Tesla downgraded over Elon Musk’s Twitter antics

Elon Musk is facing worldwide condemnation with the EU threatening to impose sanction after he decided to ban top journalists from Twitter – a move being described as violating red lines and attack on press freedom.

Vera Jourova, the European Commission’s vice president for values and transparency, said in a tweet that news of the “arbitrary suspension of journalists on Twitter is worrying”, as she talked about possible sanctions.

She said EU’s Digital Services Act required respect of media freedom and fundamental rights. Elon Musk should be aware of that. “There are red lines. And sanctions, soon.”

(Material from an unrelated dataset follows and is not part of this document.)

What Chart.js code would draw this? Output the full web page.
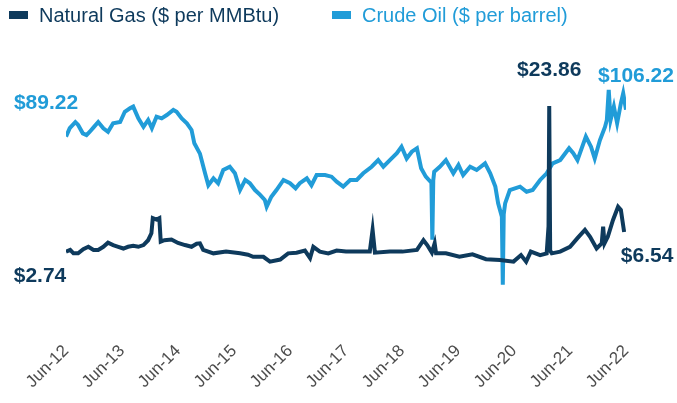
<!DOCTYPE html>
<html>
<head>
<meta charset="utf-8">
<script src="https://cdn.jsdelivr.net/npm/chart.js@4/dist/chart.umd.min.js"></script>
<style>
  html, body { margin: 0; padding: 0; background: #ffffff; }
  #wrap { width: 677px; height: 403px; }
</style>
</head>
<body>
<div id="wrap"><canvas id="priceChart" width="677" height="403"></canvas></div>
<script>
// months counted from Jun-12
var tickLabels = ['Jun-12', 'Jun-13', 'Jun-14', 'Jun-15', 'Jun-16', 'Jun-17',
    'Jun-18', 'Jun-19', 'Jun-20', 'Jun-21', 'Jun-22'];

var gasMonths = [0, 0.9, 1.6, 2.6, 3.7, 4.8, 5.9, 6.9, 8, 9, 10.1, 11.2, 12.3, 13.3, 14.4,
    15.5, 16.6, 17.6, 18.3, 18.6, 19.4, 20, 20.3, 21.1, 22.6, 24, 25.5, 26.9, 28, 28.7,
    29.4, 31.6, 34.3, 37.3, 39, 40.1, 42.3, 43.7, 45.9, 47.6, 49.4, 51.2, 52.3, 53,
    54.4, 56.2, 58, 60, 62.3, 65.1, 65.7, 66.2, 69.4, 72.1, 75.2, 76.6, 77.4, 78.4,
    79, 79.3, 81.4, 84.3, 87.1, 90, 93, 95.9, 97.5, 98.6, 99.6, 101.6, 103, 103.4,
    103.55, 103.75, 104.1, 105.9, 108, 109.6, 111.2, 112.3, 113.7, 114.8, 115.1, 115.4,
    116.1, 117.2, 118.3, 118.9, 119.6];
var gasPrices = [2.74, 3.0, 2.5, 2.5, 3.1, 3.45, 3.0, 3.0, 3.45, 4.05, 3.7, 3.45, 3.2, 3.45, 3.6,
    3.45, 3.7, 4.4, 5.4, 7.6, 7.4, 7.6, 4.2, 4.4, 4.5, 4.0, 3.7, 3.45, 3.9, 3.95,
    3.0, 2.5, 2.75, 2.5, 2.3, 2.0, 2.0, 1.3, 1.6, 2.5, 2.6, 2.9, 1.8, 3.45,
    2.75, 2.5, 2.9, 2.75, 2.75, 2.75, 5.9, 2.6, 2.75, 2.75, 3.0, 4.4, 3.7, 2.6,
    3.95, 2.5, 2.5, 2.0, 2.35, 1.65, 1.55, 1.3, 2.25, 1.3, 2.75, 2.25, 2.5, 6.4,
    23.86, 2.9, 2.5, 2.75, 3.45, 4.7, 5.9, 4.9, 3.2, 3.95, 6.35, 3.95,
    4.9, 7.3, 9.25, 8.8, 5.6];

var oilMonths = [0, 0.8, 2, 2.6, 3.6, 4.4, 5.1, 6, 6.9, 8, 9, 10.1, 11.6, 12.6, 13.7, 14.4,
    15.5, 16.6, 17.6, 18.4, 19.4, 20.5, 21.6, 23, 23.7, 24.8, 25.9, 26.9, 27.5, 28.7,
    29.8, 30.5, 31.6, 32.6, 33.7, 35.1, 36.2, 37.3, 38.4, 39.4, 40.5, 41.6, 42.6, 43,
    44, 45.1, 46.6, 48, 49.2, 50.1, 51.6, 52.6, 53.7, 55.5, 56.9, 58, 59.4, 60.9,
    62.3, 63.7, 65.5, 66.9, 68, 69.4, 70.9, 71.9, 73, 74.1, 75.2, 76.1, 77.1, 78.3,
    78.5, 78.7, 78.9, 80.1, 81.4, 83, 84.1, 85.1, 86.6, 88, 89.8, 90.9, 92, 92.6,
    93.4, 93.6, 93.8, 94.1, 95.1, 97.3, 98.7, 100, 101.6, 103, 104.3, 105.9, 107.8,
    108.7, 109.6, 111.4, 112.5, 113.3, 114.4, 115.5, 115.9, 116.3, 116.7, 117.4,
    118.1, 118.9, 119.4, 120];
var oilPrices = [84, 91, 96, 93.6, 86.7, 85.3, 88, 92, 96, 90.8, 88, 95, 96, 104.5, 107.3, 108.7,
    99, 92, 97.7, 91, 100.4, 99, 101.8, 106, 104.5, 99, 95, 89.5, 78.5, 70,
    53.8, 44, 49.7, 45.6, 56.5, 59.2, 53.8, 40, 48.3, 45.6, 40, 36, 31.8, 26.3,
    34.5, 40, 48.3, 45.6, 41.4, 45.6, 49.7, 44, 52.4, 52.4, 51, 46.9, 42.8, 48.3,
    48.3, 53.8, 59.2, 64.7, 59.2, 64.7, 70.3, 75.7, 66, 71.6, 74.4, 58, 51, 46,
    -1, 48, 55, 59.2, 64.7, 53.8, 60.6, 52.4, 59.2, 56.5, 62, 53.8, 42.8, 29,
    18, -38, 20, 29, 40, 42.8, 38.6, 40, 48.3, 53.8, 62, 64.7, 74.4,
    70.3, 64.7, 84, 75.7, 66, 81, 92, 97.7, 122.4, 97.7, 108.7,
    95, 111.4, 119.7, 106.22];

var gasColor = '#0e3a5c';
var oilColor = '#219cd8';

function toPoints(xs, ys) {
    return xs.map(function (x, i) { return { x: x, y: ys[i] }; });
}

var labelFont = 'bold 21px Arial, "Liberation Sans", sans-serif';

// value callouts: which series, which point, text offset
var callouts = [
    { axis: 'yOil', months: oilMonths, prices: oilPrices, idx: 0, text: '$89.22', color: oilColor, dx: -20, dy: -33 },
    { axis: 'yGas', months: gasMonths, prices: gasPrices, idx: 0, text: '$2.74', color: gasColor, dx: -26, dy: 25 },
    { axis: 'yGas', months: gasMonths, prices: gasPrices, idx: gasPrices.indexOf(23.86), text: '$23.86', color: gasColor, dx: 0, dy: -36 },
    { axis: 'yOil', months: oilMonths, prices: oilPrices, idx: oilPrices.length - 1, text: '$106.22', color: oilColor, dx: 10, dy: -33 },
    { axis: 'yGas', months: gasMonths, prices: gasPrices, idx: gasPrices.length - 1, text: '$6.54', color: gasColor, dx: 23, dy: 24 }
];

var annotatePlugin = {
    id: 'annotate',
    afterDraw: function (chart) {
        var ctx = chart.ctx;
        var xs = chart.scales.x;
        ctx.save();

        // legend
        ctx.font = '20px Arial, "Liberation Sans", sans-serif';
        ctx.textBaseline = 'middle';
        ctx.textAlign = 'left';
        ctx.fillStyle = gasColor;
        ctx.fillRect(9, 11, 19, 8);
        ctx.fillText('Natural Gas ($ per MMBtu)', 39, 16);
        ctx.fillStyle = oilColor;
        ctx.fillRect(332, 11, 19, 8);
        ctx.fillText('Crude Oil ($ per barrel)', 362, 16);

        // callouts
        ctx.font = labelFont;
        ctx.textAlign = 'center';
        callouts.forEach(function (c) {
            var px = xs.getPixelForValue(c.months[c.idx]);
            var py = chart.scales[c.axis].getPixelForValue(c.prices[c.idx]);
            ctx.fillStyle = c.color;
            ctx.fillText(c.text, px + c.dx, py + c.dy);
        });
        ctx.restore();
    }
};

new Chart(document.getElementById('priceChart'), {
    type: 'line',
    data: {
        datasets: [{
            label: 'Natural Gas ($ per MMBtu)',
            data: toPoints(gasMonths, gasPrices),
            borderColor: gasColor,
            borderWidth: 4,
            pointRadius: 0,
            tension: 0,
            yAxisID: 'yGas'
        }, {
            label: 'Crude Oil ($ per barrel)',
            data: toPoints(oilMonths, oilPrices),
            borderColor: oilColor,
            borderWidth: 4,
            pointRadius: 0,
            tension: 0,
            yAxisID: 'yOil'
        }]
    },
    options: {
        responsive: false,
        animation: false,
        layout: {
            padding: { top: 60, left: 66, right: 51, bottom: 0 }
        },
        scales: {
            x: {
                type: 'linear',
                min: 0,
                max: 120,
                grid: { display: false },
                border: { display: false },
                afterFit: function (scale) { scale.height = 63; },
                afterBuildTicks: function (scale) {
                    scale.ticks = tickLabels.map(function (t, i) { return { value: i * 12 }; });
                },
                ticks: {
                    autoSkip: false,
                    minRotation: 45,
                    maxRotation: 45,
                    color: '#4d4d4d',
                    padding: -7,
                    font: { family: 'Arial, "Liberation Sans", sans-serif', size: 17 },
                    callback: function (v) { return tickLabels[Math.round(v / 12)]; }
                }
            },
            yGas: {
                type: 'linear',
                position: 'left',
                display: false,
                min: -10.06,
                max: 30.52
            },
            yOil: {
                type: 'linear',
                position: 'right',
                display: false,
                min: -83.5,
                max: 147.1
            }
        },
        plugins: {
            legend: { display: false },
            tooltip: { enabled: false }
        }
    },
    plugins: [annotatePlugin]
});
</script>
</body>
</html>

Jourova didn’t add any further details on the sanctions. Under the EU’s Digital Services Act, companies can be fined up to 6 percent of their global annual revenues for breaches.

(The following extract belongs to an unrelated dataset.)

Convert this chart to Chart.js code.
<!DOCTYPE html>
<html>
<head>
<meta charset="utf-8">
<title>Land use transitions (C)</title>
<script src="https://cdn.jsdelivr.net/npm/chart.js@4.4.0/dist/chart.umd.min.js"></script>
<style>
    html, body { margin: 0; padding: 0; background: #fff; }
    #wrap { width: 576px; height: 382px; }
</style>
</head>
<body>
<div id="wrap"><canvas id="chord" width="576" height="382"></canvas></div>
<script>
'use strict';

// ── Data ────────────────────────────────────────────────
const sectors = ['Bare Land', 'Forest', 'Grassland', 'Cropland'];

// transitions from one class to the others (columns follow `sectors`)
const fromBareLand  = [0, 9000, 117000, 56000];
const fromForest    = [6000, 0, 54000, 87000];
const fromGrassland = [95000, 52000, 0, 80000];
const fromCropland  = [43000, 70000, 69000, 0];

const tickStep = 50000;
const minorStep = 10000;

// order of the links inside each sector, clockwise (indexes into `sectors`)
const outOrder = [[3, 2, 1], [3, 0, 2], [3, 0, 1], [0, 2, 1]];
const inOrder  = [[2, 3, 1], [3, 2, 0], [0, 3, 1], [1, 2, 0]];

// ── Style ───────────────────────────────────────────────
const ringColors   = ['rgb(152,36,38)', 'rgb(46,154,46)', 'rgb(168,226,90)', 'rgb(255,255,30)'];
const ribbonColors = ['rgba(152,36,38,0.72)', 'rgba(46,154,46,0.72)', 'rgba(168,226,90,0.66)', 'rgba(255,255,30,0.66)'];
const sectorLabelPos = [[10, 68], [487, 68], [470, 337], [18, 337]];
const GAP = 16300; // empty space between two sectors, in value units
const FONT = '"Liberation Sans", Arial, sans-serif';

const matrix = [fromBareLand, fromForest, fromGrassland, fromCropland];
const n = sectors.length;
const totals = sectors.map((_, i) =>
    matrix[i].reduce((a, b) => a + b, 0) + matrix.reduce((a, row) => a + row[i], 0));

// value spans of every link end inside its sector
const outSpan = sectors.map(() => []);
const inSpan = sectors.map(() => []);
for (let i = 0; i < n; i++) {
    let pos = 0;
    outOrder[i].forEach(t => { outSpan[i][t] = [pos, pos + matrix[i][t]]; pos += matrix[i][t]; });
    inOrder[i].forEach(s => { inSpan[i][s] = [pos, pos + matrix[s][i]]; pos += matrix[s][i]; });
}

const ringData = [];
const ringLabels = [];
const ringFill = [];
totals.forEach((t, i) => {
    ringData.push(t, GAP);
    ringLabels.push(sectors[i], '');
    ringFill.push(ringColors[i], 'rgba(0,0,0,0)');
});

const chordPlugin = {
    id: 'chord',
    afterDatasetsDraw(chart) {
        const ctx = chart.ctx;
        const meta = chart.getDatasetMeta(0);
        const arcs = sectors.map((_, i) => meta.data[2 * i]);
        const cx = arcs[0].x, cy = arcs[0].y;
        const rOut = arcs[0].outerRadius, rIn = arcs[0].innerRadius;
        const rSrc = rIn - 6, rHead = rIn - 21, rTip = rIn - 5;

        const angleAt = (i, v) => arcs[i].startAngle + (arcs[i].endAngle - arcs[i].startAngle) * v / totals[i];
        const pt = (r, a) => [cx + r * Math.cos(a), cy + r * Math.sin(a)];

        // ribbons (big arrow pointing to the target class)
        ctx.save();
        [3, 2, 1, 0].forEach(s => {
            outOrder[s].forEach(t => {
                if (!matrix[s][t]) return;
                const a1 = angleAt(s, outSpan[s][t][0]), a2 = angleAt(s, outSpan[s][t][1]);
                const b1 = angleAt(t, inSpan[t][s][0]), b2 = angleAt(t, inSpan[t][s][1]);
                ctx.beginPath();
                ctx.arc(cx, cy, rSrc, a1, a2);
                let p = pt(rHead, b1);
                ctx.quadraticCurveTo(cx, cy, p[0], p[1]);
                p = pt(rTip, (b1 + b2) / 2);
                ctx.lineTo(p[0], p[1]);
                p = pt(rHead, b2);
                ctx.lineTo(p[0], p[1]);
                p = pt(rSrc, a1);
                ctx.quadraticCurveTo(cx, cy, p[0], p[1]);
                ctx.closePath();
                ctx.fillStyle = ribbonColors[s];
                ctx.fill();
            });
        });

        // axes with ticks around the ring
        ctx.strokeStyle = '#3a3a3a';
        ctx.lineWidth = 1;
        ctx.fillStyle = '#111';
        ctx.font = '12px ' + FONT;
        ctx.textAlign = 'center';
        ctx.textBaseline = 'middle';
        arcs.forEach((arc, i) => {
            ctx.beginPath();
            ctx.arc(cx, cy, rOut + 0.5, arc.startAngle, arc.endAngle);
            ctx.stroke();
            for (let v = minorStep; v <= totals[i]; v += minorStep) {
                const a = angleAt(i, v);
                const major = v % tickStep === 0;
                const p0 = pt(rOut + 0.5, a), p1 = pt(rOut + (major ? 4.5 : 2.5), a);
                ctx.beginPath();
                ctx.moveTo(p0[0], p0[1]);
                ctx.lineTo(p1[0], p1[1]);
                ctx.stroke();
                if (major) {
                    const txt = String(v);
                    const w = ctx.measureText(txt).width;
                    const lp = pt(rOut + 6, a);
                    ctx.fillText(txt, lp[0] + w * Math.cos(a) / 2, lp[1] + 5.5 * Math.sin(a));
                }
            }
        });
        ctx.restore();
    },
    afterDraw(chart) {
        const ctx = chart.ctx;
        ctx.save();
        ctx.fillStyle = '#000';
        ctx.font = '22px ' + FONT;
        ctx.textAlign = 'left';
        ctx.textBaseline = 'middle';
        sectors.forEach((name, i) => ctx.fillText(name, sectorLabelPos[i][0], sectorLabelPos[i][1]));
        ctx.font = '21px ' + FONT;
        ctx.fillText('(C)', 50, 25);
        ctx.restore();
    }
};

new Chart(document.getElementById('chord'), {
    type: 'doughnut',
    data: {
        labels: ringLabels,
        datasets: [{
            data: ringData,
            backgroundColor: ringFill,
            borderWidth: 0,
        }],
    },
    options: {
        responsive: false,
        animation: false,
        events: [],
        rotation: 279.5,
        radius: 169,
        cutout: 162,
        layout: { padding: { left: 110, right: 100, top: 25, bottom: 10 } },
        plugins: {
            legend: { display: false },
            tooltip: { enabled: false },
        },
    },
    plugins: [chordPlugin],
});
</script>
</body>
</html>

The Digital Services Act, which entered into force on Nov 16, requires large platforms to reduce harms online, implement protections for users’ rights and issue transparency reports.

Big Tech platforms are required to report the number of active end users they have to the Commission by February 2023. They then have until four months after the bloc completes reviews of the numbers to comply with the rules.

The Tesla and SpaceX boss, a self-described “free speech absolutist,” has troubled politicians and civil liberties activists with steps to restore the accounts of banned users, including former U.S. President Donald Trump, and the laying off of thousands of Twitter’s employees.

Musk – who is serving as Twitter’s CEO since October after buying the company for $44 billion – is certainly finding it difficult to manage the social media platform due to his dictatorial tendencies and leaning towards far-right.

Joining the list of critics, the German Foreign Office tweeted screenshots on Friday of the accounts of journalists suspended by Twitter, telling the social media platform that suspending their accounts was unacceptable.

“Press freedom cannot be switched on and off on a whim,” the ministry wrote on its official Twitter page. “The journalists below can no longer follow us, comment and criticize. We have a problem with that.”

“Arbitrary locking of journalists’ accounts is unacceptable,” tweeted deputy government spokesperson Wolfgang Buechner, threatening to leave the platform should the policy continue.

European leaders previously said they were watching how Musk’s takeover of Twitter would affect the platform. Thierry Breton, a top EU official, warned Musk in late November that the social media platform must take significant steps to comply with the bloc’s content moderation laws.

“Twitter will have to implement transparent user policies, significantly reinforce content moderation and protect freedom of speech, tackle disinformation with resolve, and limit targeted advertising,” Breton said at the time. “All of this requires sufficient AI and human resources, both in volumes and skills. I look forward to progress in all these areas and we will come to assess Twitter’s readiness on site.”

A spokesperson for the United Nations said it was “very disturbed by the arbitrary suspension” of journalist accounts on Twitter, warning that the company’s actions have set “a dangerous precedent” amid rising threats to press freedom around the world.

Similarly, Jodie Ginsberg, president of the Committee to Protect Journalists, said the organization was “deeply alarmed” by the move and called on Twitter to “immediately restore these reporters’ accounts.”

Meanwhile, many Democratic lawmakers in the United States took Musk to task. New York Rep Alexandria Ocasio-Cortez said she understood Musk’s feelings of vulnerability as a public figure, “but descending into abuse of power + erratically banning journalists only increases the intensity around you.”

She added that “Take a beat and lay off the proto-fascism” and “Journalism is supposed to speak truth to power, not bow to it.”